*INFORMATION SHOWN:*
++++++++++

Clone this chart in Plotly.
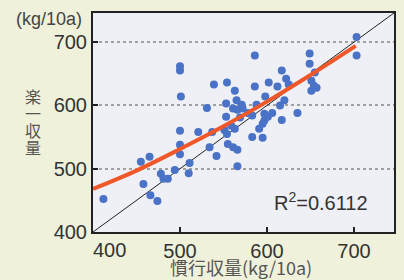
import plotly.graph_objects as go

# Scatter data (慣行収量 vs 楽一収量, kg/10a)
conv_yield = [412, 455, 465, 458, 466, 474, 478, 481, 486, 494,
              500, 500, 500, 500, 500, 501, 511, 510, 521, 534,
              542, 537, 531, 539, 554, 563, 565, 553, 561, 566,
              572, 553, 551, 559, 563, 555, 561, 566, 566, 554,
              569, 578, 583, 586, 586, 602, 598, 588, 597, 601,
              597, 595, 591, 583, 595, 606, 617, 612, 617, 622,
              625, 620, 615, 635, 649, 649, 655, 651, 654, 657,
              651, 703, 703, 571]
raku_yield = [452, 511, 519, 476, 458, 449, 492, 484, 484, 498,
              560, 538, 523, 662, 655, 614, 509, 493, 558, 534,
              520, 558, 596, 633, 636, 623, 608, 603, 595, 593,
              595, 582, 561, 568, 563, 539, 534, 530, 504, 555,
              581, 588, 584, 679, 630, 636, 614, 601, 587, 582,
              576, 571, 563, 550, 549, 588, 577, 630, 655, 642,
              633, 608, 600, 588, 682, 666, 652, 639, 631, 628,
              623, 708, 679, 601]

# Regression curve
fit_x = [400, 450, 500, 550, 600, 650, 702]
fit_y = [468, 497, 531, 567, 606, 648, 694]

# 1:1 line
diag = [400, 746]

x_ticks = [500, 600, 700]
y_ticks = [400, 500, 600, 700]
y_title_chars = ["楽", "一", "収", "量"]

num_font = "Liberation Sans, Arial, sans-serif"
cjk_font = "Noto Sans CJK JP, sans-serif"

fig = go.Figure()
fig.add_trace(go.Scatter(x=diag, y=diag, mode="lines",
                         line=dict(color="#222222", width=1), hoverinfo="skip"))
fig.add_trace(go.Scatter(x=conv_yield, y=raku_yield, mode="markers",
                         marker=dict(color="#4a72c6", size=8)))
fig.add_trace(go.Scatter(x=fit_x, y=fit_y, mode="lines",
                         line=dict(color="#f0582a", width=4, shape="spline")))

L, R, T, B = 93, 8, 13, 48
PW, PH = 404 - L - R, 280 - T - B


def px(xp, yp):
    """pixel position -> paper coordinates"""
    return (xp - L) / PW, 1 - (yp - T) / PH


fig.update_layout(
    width=404, height=280,
    margin=dict(l=L, r=R, t=T, b=B),
    paper_bgcolor="#eff1da",
    plot_bgcolor="#eef0f5",
    showlegend=False,
    font=dict(family=num_font, color="#333333", size=20),
)
fig.update_xaxes(range=[400, 746], tickvals=x_ticks, ticks="inside", ticklen=5,
                 tickcolor="#222222", tickwidth=1.5,
                 showline=True, linecolor="#222222", linewidth=2, mirror=True,
                 showgrid=False, zeroline=False,
                 tickfont=dict(size=20, family=num_font, color="#333333"))
fig.update_yaxes(range=[400, 746], tickvals=y_ticks, ticks="inside", ticklen=5,
                 tickcolor="#222222", tickwidth=1.5,
                 showline=True, linecolor="#222222", linewidth=2, mirror=True,
                 showgrid=True, gridcolor="#a0a0a0", griddash="dot", gridwidth=1.5,
                 zeroline=False,
                 tickfont=dict(size=20, family=num_font, color="#333333"))


def label(xp, yp, text, size, family, color):
    x, y = px(xp, yp)
    fig.add_annotation(x=x, y=y, xref="paper", yref="paper", text=text,
                       showarrow=False, xanchor="center", yanchor="middle",
                       font=dict(size=size, family=family, color=color))


label(110, 250, "400", 20, num_font, "#333333")
label(242, 267, "慣行収量(kg/10a)", 18, cjk_font, "#555555")
label(49, 19, "(kg/10a)", 18, num_font, "#444444")
for i, ch in enumerate(y_title_chars):
    label(33, 96 + i * 17, ch, 16, cjk_font, "#555555")
label(323, 201, "R<sup>2</sup>=0.6112", 20, num_font, "#333333")

fig.write_html("out.html",
               config={"displayModeBar": False},
               post_script="document.body.style.margin='0';"
                           "document.body.style.overflow='hidden';")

++++++++++

*WRITTEN INSTRUCTION:*
Reproduce the material word for word. Any pictures should be left out of the copy.

*PROBLEM SOLUTION:*
Clone this chart in Plotly.
import plotly.graph_objects as go

# Scatter data (慣行収量 vs 楽一収量, kg/10a)
conv_yield = [412, 455, 465, 458, 466, 474, 478, 481, 486, 494,
              500, 500, 500, 500, 500, 501, 511, 510, 521, 534,
              542, 537, 531, 539, 554, 563, 565, 553, 561, 566,
              572, 553, 551, 559, 563, 555, 561, 566, 566, 554,
              569, 578, 583, 586, 586, 602, 598, 588, 597, 601,
              597, 595, 591, 583, 595, 606, 617, 612, 617, 622,
              625, 620, 615, 635, 649, 649, 655, 651, 654, 657,
              651, 703, 703, 571]
raku_yield = [452, 511, 519, 476, 458, 449, 492, 484, 484, 498,
              560, 538, 523, 662, 655, 614, 509, 493, 558, 534,
              520, 558, 596, 633, 636, 623, 608, 603, 595, 593,
              595, 582, 561, 568, 563, 539, 534, 530, 504, 555,
              581, 588, 584, 679, 630, 636, 614, 601, 587, 582,
              576, 571, 563, 550, 549, 588, 577, 630, 655, 642,
              633, 608, 600, 588, 682, 666, 652, 639, 631, 628,
              623, 708, 679, 601]

# Regression curve
fit_x = [400, 450, 500, 550, 600, 650, 702]
fit_y = [468, 497, 531, 567, 606, 648, 694]

# 1:1 line
diag = [400, 746]

x_ticks = [500, 600, 700]
y_ticks = [400, 500, 600, 700]
y_title_chars = ["楽", "一", "収", "量"]

num_font = "Liberation Sans, Arial, sans-serif"
cjk_font = "Noto Sans CJK JP, sans-serif"

fig = go.Figure()
fig.add_trace(go.Scatter(x=diag, y=diag, mode="lines",
                         line=dict(color="#222222", width=1), hoverinfo="skip"))
fig.add_trace(go.Scatter(x=conv_yield, y=raku_yield, mode="markers",
                         marker=dict(color="#4a72c6", size=8)))
fig.add_trace(go.Scatter(x=fit_x, y=fit_y, mode="lines",
                         line=dict(color="#f0582a", width=4, shape="spline")))

L, R, T, B = 93, 8, 13, 48
PW, PH = 404 - L - R, 280 - T - B


def px(xp, yp):
    """pixel position -> paper coordinates"""
    return (xp - L) / PW, 1 - (yp - T) / PH


fig.update_layout(
    width=404, height=280,
    margin=dict(l=L, r=R, t=T, b=B),
    paper_bgcolor="#eff1da",
    plot_bgcolor="#eef0f5",
    showlegend=False,
    font=dict(family=num_font, color="#333333", size=20),
)
fig.update_xaxes(range=[400, 746], tickvals=x_ticks, ticks="inside", ticklen=5,
                 tickcolor="#222222", tickwidth=1.5,
                 showline=True, linecolor="#222222", linewidth=2, mirror=True,
                 showgrid=False, zeroline=False,
                 tickfont=dict(size=20, family=num_font, color="#333333"))
fig.update_yaxes(range=[400, 746], tickvals=y_ticks, ticks="inside", ticklen=5,
                 tickcolor="#222222", tickwidth=1.5,
                 showline=True, linecolor="#222222", linewidth=2, mirror=True,
                 showgrid=True, gridcolor="#a0a0a0", griddash="dot", gridwidth=1.5,
                 zeroline=False,
                 tickfont=dict(size=20, family=num_font, color="#333333"))


def label(xp, yp, text, size, family, color):
    x, y = px(xp, yp)
    fig.add_annotation(x=x, y=y, xref="paper", yref="paper", text=text,
                       showarrow=False, xanchor="center", yanchor="middle",
                       font=dict(size=size, family=family, color=color))


label(110, 250, "400", 20, num_font, "#333333")
label(242, 267, "慣行収量(kg/10a)", 18, cjk_font, "#555555")
label(49, 19, "(kg/10a)", 18, num_font, "#444444")
for i, ch in enumerate(y_title_chars):
    label(33, 96 + i * 17, ch, 16, cjk_font, "#555555")
label(323, 201, "R<sup>2</sup>=0.6112", 20, num_font, "#333333")

fig.write_html("out.html",
               config={"displayModeBar": False},
               post_script="document.body.style.margin='0';"
                           "document.body.style.overflow='hidden';")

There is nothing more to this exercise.